What to do. Return only the lines from the start of the records through the line that contains "8.557, 8.16]", inclusive; leave out all pictures.
=== Stored rows ===
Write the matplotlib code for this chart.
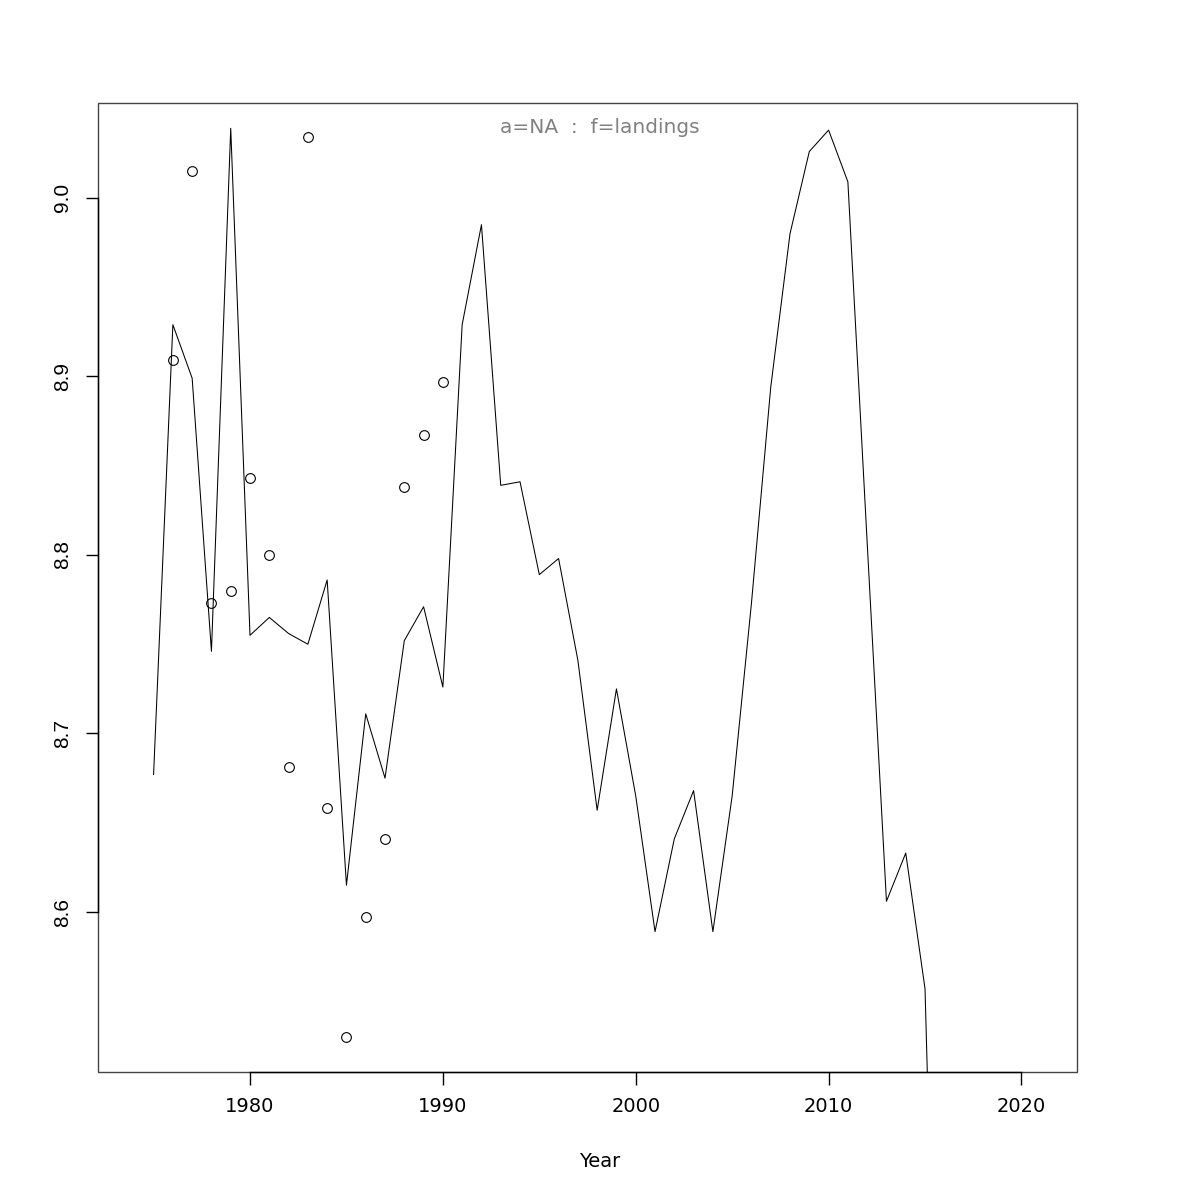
import matplotlib
matplotlib.use('Agg')
import matplotlib.pyplot as plt
from matplotlib.patches import Rectangle

# line series (landings index), one value per year
tahun_garis = list(range(1975, 2017))
nilai_garis = [8.677, 8.929, 8.899, 8.746, 9.039, 8.755, 8.765, 8.756, 8.750, 8.786,
               8.615, 8.711, 8.675, 8.752, 8.771, 8.726, 8.929, 8.985, 8.839, 8.841,
               8.789, 8.798, 8.741, 8.657, 8.725, 8.665, 8.589, 8.641, 8.668, 8.589,
               8.665, 8.773, 8.894, 8.980, 9.026, 9.038, 9.009, 8.807, 8.606, 8.633,
               8.557, 8.16]

# observed points
tahun_titik = list(range(1976, 1991))
nilai_titik = [8.909, 9.015, 8.773, 8.780, 8.843, 8.800, 8.681, 9.034, 8.658, 8.530,
               8.597, 8.641, 8.838, 8.867, 8.897]

x_ticks = [1980, 1990, 2000, 2010, 2020]
y_ticks = [8.6, 8.7, 8.8, 8.9, 9.0]

fig = plt.figure(figsize=(12, 12), dpi=100)
ax = fig.add_axes([0.0817, 0.1067, 0.8158, 0.8075])

ax.plot(tahun_garis, nilai_garis, color='black', lw=0.75)
ax.plot(tahun_titik, nilai_titik, 'o', mfc='none', mec='black', ms=7, mew=0.8)

ax.set_xlim(1972.12, 2022.88)
ax.set_ylim(8.5104, 9.0532)

for s in ['top', 'right']:
    ax.spines[s].set_visible(False)
ax.spines['bottom'].set_bounds(1980, 2020)
ax.spines['left'].set_bounds(8.6, 9.0)
ax.spines['bottom'].set_linewidth(1)
ax.spines['left'].set_linewidth(1)
ax.add_patch(Rectangle((0, 0), 1, 1, transform=ax.transAxes, fill=False,
                       ec='#444444', lw=1, clip_on=False))

ax.set_xticks(x_ticks)
ax.set_xticklabels([str(t) for t in x_ticks], fontsize=14, family='DejaVu Sans')
ax.set_yticks(y_ticks)
ax.set_yticklabels(['%.1f' % t for t in y_ticks], fontsize=15, rotation=90,
                   va='center', family='Liberation Sans')
ax.tick_params(axis='x', direction='out', length=9, width=1, pad=9)
ax.tick_params(axis='y', direction='out', length=9, width=1, pad=10)

fig.text(0.5, 0.0317, 'Year', ha='center', va='center', fontsize=14)
fig.text(0.5, 0.894, 'a=NA  :  f=landings', ha='center', va='center',
         fontsize=14.5, color='#808080')

plt.savefig('out.png')
plt.close()
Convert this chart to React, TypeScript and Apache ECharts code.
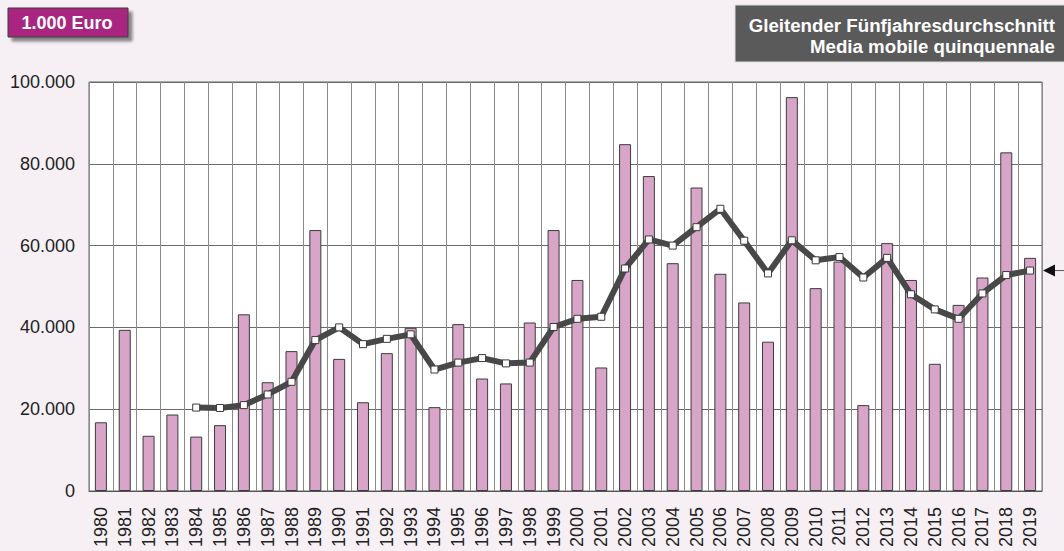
import React, { useEffect, useRef } from "react";
import * as echarts from "echarts";

const years: string[] = [
  "1980","1981","1982","1983","1984","1985","1986","1987","1988","1989",
  "1990","1991","1992","1993","1994","1995","1996","1997","1998","1999",
  "2000","2001","2002","2003","2004","2005","2006","2007","2008","2009",
  "2010","2011","2012","2013","2014","2015","2016","2017","2018","2019",
];

const annualValues: number[] = [
  16800, 39400, 13500, 18700, 13300, 16100, 43200, 26600, 34200, 63800,
  32300, 21700, 33700, 39900, 20500, 40800, 27500, 26300, 41200, 63800,
  51600, 30200, 84800, 77000, 55700, 74200, 53100, 46100, 36500, 96300,
  49600, 56100, 21000, 60600, 51600, 31100, 45500, 52200, 82800, 57000,
];

const movingAverage: (number | null)[] = [
  null, null, null, null, 20400, 20300, 21000, 23600, 26700, 36900,
  40000, 35900, 37200, 38300, 29700, 31400, 32500, 31200, 31400, 40100,
  42100, 42600, 54400, 61500, 60000, 64500, 69000, 61200, 53200, 61300,
  56400, 57200, 52200, 57000, 48100, 44400, 42100, 48300, 52800, 53900,
];

const unitLabel = "1.000 Euro";
const legendLines = ["Gleitender Fünfjahresdurchschnitt", "Media mobile quinquennale"];

const FONT = "'Liberation Sans', Arial, sans-serif";
const W = 1064;
const H = 551;
const GRID = { left: 89, right: 22, top: 82, bottom: 60 };

function fmt(v: number): string {
  return String(Math.round(v)).replace(/\B(?=(\d{3})+(?!\d))/g, ".");
}

export default function App() {
  const ref = useRef<HTMLDivElement>(null);
  useEffect(() => {
    if (!ref.current) return;
    const chart = echarts.init(ref.current, undefined, { renderer: "svg" });
    chart.setOption({
      animation: false,
      backgroundColor: "#f6f0f5",
      textStyle: { fontFamily: FONT },
      grid: {
        left: GRID.left,
        right: GRID.right,
        top: GRID.top,
        bottom: GRID.bottom,
        containLabel: false,
        outerBoundsMode: "none",
        show: true,
        backgroundColor: "#ffffff",
        borderColor: "#666666",
        borderWidth: 1,
      },
      xAxis: {
        type: "category",
        data: years,
        boundaryGap: true,
        axisLine: { show: true, lineStyle: { color: "#555555", width: 1 } },
        axisTick: { show: false },
        splitLine: { show: true, interval: 0, lineStyle: { color: "#8a8a8a", width: 1 } },
        axisLabel: {
          rotate: 90,
          interval: 0,
          margin: 16,
          fontSize: 18,
          color: "#222222",
          fontFamily: FONT,
        },
      },
      yAxis: {
        type: "value",
        min: 0,
        max: 100000,
        interval: 20000,
        axisLine: { show: false },
        axisTick: { show: false },
        splitLine: { show: true, lineStyle: { color: "#6a6a6a", width: 1 } },
        axisLabel: {
          margin: 14,
          fontSize: 18,
          color: "#222222",
          fontFamily: FONT,
          formatter: (v: number) => fmt(v),
        },
      },
      series: [
        {
          type: "bar",
          data: annualValues,
          barWidth: 12,
          itemStyle: { color: "#d8a4c8", borderColor: "#3c3c3c", borderWidth: 1 },
          z: 2,
        },
        {
          type: "line",
          data: movingAverage,
          connectNulls: false,
          lineStyle: { color: "#484848", width: 6 },
          symbol: "rect",
          symbolSize: 7,
          itemStyle: { color: "#ffffff", borderColor: "#3a3a3a", borderWidth: 1 },
          z: 3,
        },
      ],
      graphic: [
        {
          id: "unitBox",
          type: "rect",
          shape: { x: 8, y: 8, width: 120, height: 29 },
          style: {
            fill: "#a8287f",
            stroke: "#3a3a3a",
            lineWidth: 1,
            shadowBlur: 3,
            shadowOffsetX: 4,
            shadowOffsetY: 4,
            shadowColor: "rgba(0,0,0,0.45)",
          },
        },
        {
          id: "unitText",
          type: "text",
          x: 67,
          y: 23,
          style: {
            text: unitLabel,
            fill: "#ffffff",
            font: `bold 18px ${FONT}`,
            align: "center",
            verticalAlign: "middle",
          },
        },
        {
          id: "legendBox",
          type: "rect",
          shape: { x: 735, y: 5, width: 330, height: 57 },
          style: { fill: "#5a5a5a", stroke: "#dddddd", lineWidth: 1 },
        },
        {
          id: "legend1",
          type: "text",
          x: 1055,
          y: 25,
          style: {
            text: legendLines[0],
            fill: "#ffffff",
            font: `bold 18.7px ${FONT}`,
            align: "right",
            verticalAlign: "middle",
          },
        },
        {
          id: "legend2",
          type: "text",
          x: 1055,
          y: 46,
          style: {
            text: legendLines[1],
            fill: "#ffffff",
            font: `bold 18.7px ${FONT}`,
            align: "right",
            verticalAlign: "middle",
          },
        },
      ],
    });

    const lastIdx = movingAverage.length - 1;
    const lastVal = movingAverage[lastIdx] as number;
    const pt = chart.convertToPixel({ seriesIndex: 1 }, [lastIdx, lastVal]) as number[];
    if (pt && isFinite(pt[1])) {
      const tipX = W - GRID.right + 1;
      const py = pt[1];
      chart.setOption({
        graphic: [
          {
            id: "arrowLine",
            type: "line",
            shape: { x1: tipX + 10, y1: py, x2: W, y2: py },
            style: { stroke: "#555555", lineWidth: 1 },
          },
          {
            id: "arrowHead",
            type: "polygon",
            shape: { points: [[tipX, py], [tipX + 12, py - 6], [tipX + 12, py + 6]] },
            style: { fill: "#111111" },
          },
        ],
      });
    }

    return () => chart.dispose();
  }, []);

  return (
    <div
      ref={ref}
      style={{ position: "fixed", left: 0, top: 0, width: W, height: H }}
    />
  );
}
===
Answer to this problem.
Write the matplotlib code for this chart.
import matplotlib
matplotlib.use('Agg')
import matplotlib.pyplot as plt
from matplotlib.patches import Rectangle

# line series (landings index), one value per year
tahun_garis = list(range(1975, 2017))
nilai_garis = [8.677, 8.929, 8.899, 8.746, 9.039, 8.755, 8.765, 8.756, 8.750, 8.786,
               8.615, 8.711, 8.675, 8.752, 8.771, 8.726, 8.929, 8.985, 8.839, 8.841,
               8.789, 8.798, 8.741, 8.657, 8.725, 8.665, 8.589, 8.641, 8.668, 8.589,
               8.665, 8.773, 8.894, 8.980, 9.026, 9.038, 9.009, 8.807, 8.606, 8.633,
               8.557, 8.16]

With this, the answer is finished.